防災・減災、国土強靱(きょうじん)化関連の公共事業費の増加で、都道府県の一部に入札不調・不落の増加を懸念する声が出ている。国土交通省が行ったアンケート調査に対し、災害復旧工事の多い都道府県など19団体が「入札不調・不落の件数の増加が懸念される」と回答。都道府県の不調・不落の発生率(平均)は2018年度まで3年連続で上昇しているが、不調・不落の発生後の再入札で、契約に至るものが多いという。
2018年度の都道府県発注工事の入札不調・不落の発生率は7・0%で、前年度の5・9%から1・1ポイント上昇。国交省の直轄工事は11・9%と前年度から3・4ポイント増えている。

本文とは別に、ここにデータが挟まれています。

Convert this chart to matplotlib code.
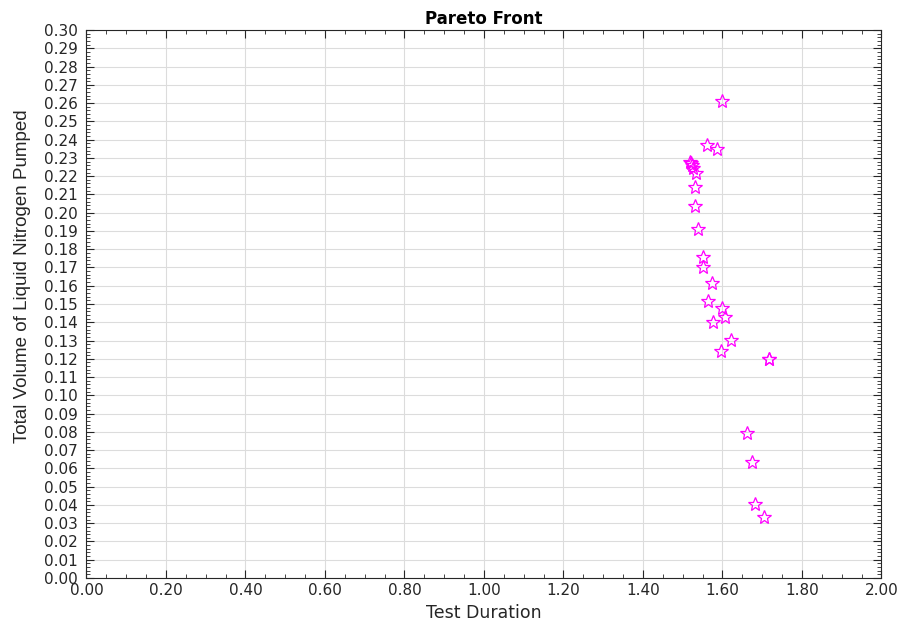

全国的に小規模工事、建築・設備工事、年末・年度末の発注工事で発生率が高い他、地域別では関東甲信越や北陸の建築・設備工事、中国・四国・九州の災害復旧工事で多く発生する傾向にあるという。
国交省のアンケート調査に対し、入札不調・不落の発生後に再入札を行った結果、「ほとんどが契約に至った」と回答した都道府県は33団体。発注時期の変更や発注ロットの見直しなどを行った上で再入札し、契約に至っているため、現状で執行に課題を抱える都道府県は少ない。
ただ、災害復旧工事や「防災・減災、国土強靱化3か年緊急対策」などで事業量の増加を見込んでいる都道府県は40団体に上っており、入札不調・不落の増加を懸念しているとの回答が19団体からあった。高力ボルトなどの資材や慢性的な人手不足によって、人材・資機材の確保に「懸念がある」と答えた都道府県は31団体に上っている。
国交省では、19年度の公共事業費の増加に備え、今年2月に直轄工事における施工確保対策を発表。見積もりの積極的な活用や余裕期間の原則活用などの対策をすでに講じている。都道府県でも、交通誘導員不足を補う自家警備の一部承認、発注ロットの適正化、技術者配置の緩和などの対策が施工確保に効果を発揮しているという。